Julio Hegedus, economista-chefe da gestora sul-coreana Mirae Asset, disse achar que será possível reduzir o tamanho desse rombo, durante as negociações da PEC no Congresso para algo em torno de R$ 150 bilhões. "Vamos observar como serão as negociações. Há muita gordura para queimar", afirmou.
Para Hegedus, no entanto, o que mais preocupa no novo governo é a indefinição de quem será o escolhido para comandar o Ministério da Fazenda. "Se a amarração da equipe econômica não agradar e as despesas vierem mais fortes, sem contrapartida, elevando muito a dívida pública e o deficit das contas do governo federal, não restará ao Banco Central outra saída que é a de ser ainda mais cauteloso diante da frouxidão fiscal", alertou.
Outro risco adicional por conta desse rombo fiscal ainda indefinido é o impacto da volta de aumento de juros por conta dessa piora inevitável no quadro fiscal.
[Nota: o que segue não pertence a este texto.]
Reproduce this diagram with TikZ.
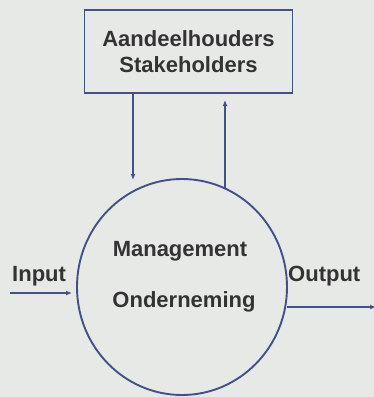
\documentclass[tikz,border=0pt]{standalone}
\usepackage{fontspec}
\setmainfont{Liberation Sans}
\usepackage{tikz}
\usetikzlibrary{arrows.meta,shapes.geometric}
\definecolor{bluelin}{HTML}{44508A}
\definecolor{papier}{HTML}{E7E9E7}
\definecolor{inkt}{HTML}{333333}
\tikzset{
  lbl/.style={text=inkt,font=\fontsize{22}{26}\selectfont\bfseries,inner sep=0pt},
  flow/.style={draw=bluelin,line width=1.9pt,-{Latex[length=6pt,width=5pt]}}
}

\begin{document}
\begin{tikzpicture}[x=1pt,y=-1pt]
% background
\fill[papier] (0,0) rectangle (374,397);
\useasboundingbox (0,0) rectangle (374,397);
% stakeholders box
\node[draw=bluelin,line width=1.9pt,minimum width=208pt,minimum height=83pt,
  align=center,lbl,inner sep=0pt] (stake) at (188.5,51.5)
  {Aandeelhouders\\Stakeholders};
% company circle
\node[draw=bluelin,line width=1.9pt,ellipse,minimum width=210pt,minimum height=216pt]
  (firm) at (182,287) {};
\node[lbl,anchor=base] (mgmt) at (180,256) {Management};
\node[lbl,anchor=base] (onder) at (184,307) {Onderneming};
% in and out
\node[lbl,anchor=base west] (inp) at (12,281) {Input};
\node[lbl,anchor=base west] (outp) at (288,281) {Output};
\coordinate (inA) at (10,293);
\coordinate (inB) at (72,293);
\coordinate (outA) at (287,307);
\coordinate (outB) at (376,307);
\draw[flow] (inA) -- (inB);
\draw[flow] (outA) -- (outB);
% feedback arrows
\coordinate (downB) at (133,180);
\coordinate (upA) at (225,189);
\coordinate (upB) at (225,100);
\draw[flow] (stake.south -| downB) -- (downB);
\draw[flow] (upA) -- (upB);
\end{tikzpicture}
\end{document}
Dependendo do que for aprovado na PEC, as projeções de inflação tendem a subir ainda mais e o Banco Central poderá aumentar os juros no ano que vem em vez de reduzir, e, com isso, frear de vez o crescimento do Produto Interno Bruto (PIB) do próximo ano.
Na semana passada, Gustavo Arruda, economista-chefe para a América Latina do PNP Paribas, admitiu que não descarta alta da Selic caso o volume de despesas fora do teto previsto na PEC da Transição fique acima de R$ 150 bilhões. "O próximo ano será de reequilíbrio e de aperto de juros para combater a inflação historicamente alta. É difícil ver uma contribuição do cenário global na economia brasileira, na qual devemos observar a Selic perto de 14% ainda por um período mais prolongado, devido à percepção recente de risco que pressiona a taxa de juros", disse.